En el relato que os he expuesto, advertimos la de ocasiones en las que el Interviú hubiera podido descansar del temporal si hubiera tenido un par de buenas anclas con buenos metros de cadena y cabo. Sé que muchos pensais que abultan demasiado, pero si releéis los libros de vuestros navegantes favoritos fijaros en la importancia que dan a sus equipos de fondeo. Pire hubiese salvado su barco con dar el ancla a la entrada de la rada en la que embarrancó. Para más seguridad podría haberlo hecho con dos y toda la cadena disponible. Las anclas también le hubieran ayudado cuando dos días antes de la varada tuvo un muelle a doscientos metros y no pudo ceñirle al viento para alcanzarlo.

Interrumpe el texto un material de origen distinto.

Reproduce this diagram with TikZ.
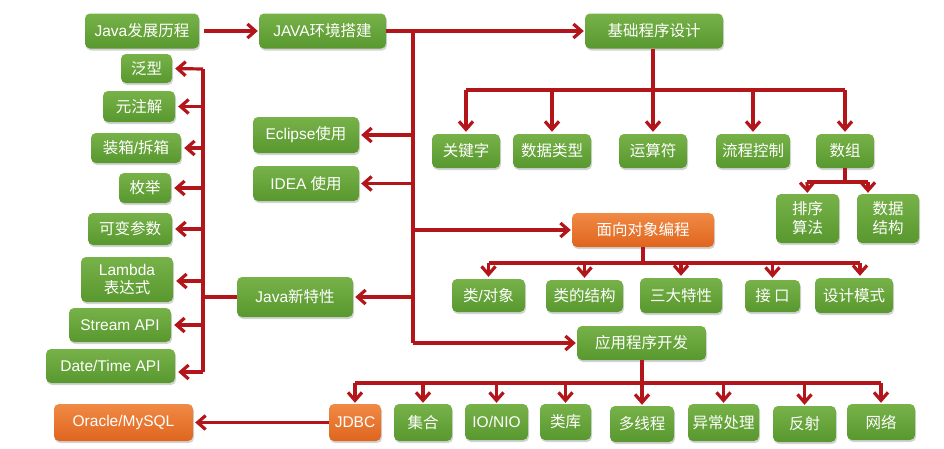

Fondeando y al abrigo de las rachas, habría podido pedir ayuda y dormir unas horas, algo trascendental para pensar con claridad y tomar buenas decisiones. La entrada de agua por los tambuchos y el pozo del ancla ya se ha solucionado con las directrices que deben seguir los astilleros, pues nunca deben estar comunicados con el interior del barco y, de hecho, ya no lo están. Las vengalas estropeadas también es algo del pasado, pues las de hoy son mucho más fiables y las llevamos dentro de botes herméticos. Yo aconsejo lanzar alguna con la mar en calma antes de tener que hacerlo por obligación.
Eugenio, buen amigo, que sigue navegando por el mundo, concluyó su relato con la humildad propia de alguien que pronto se convertiría en un gran marino, cuando aseguró tras el naufragio que todavía no lo era.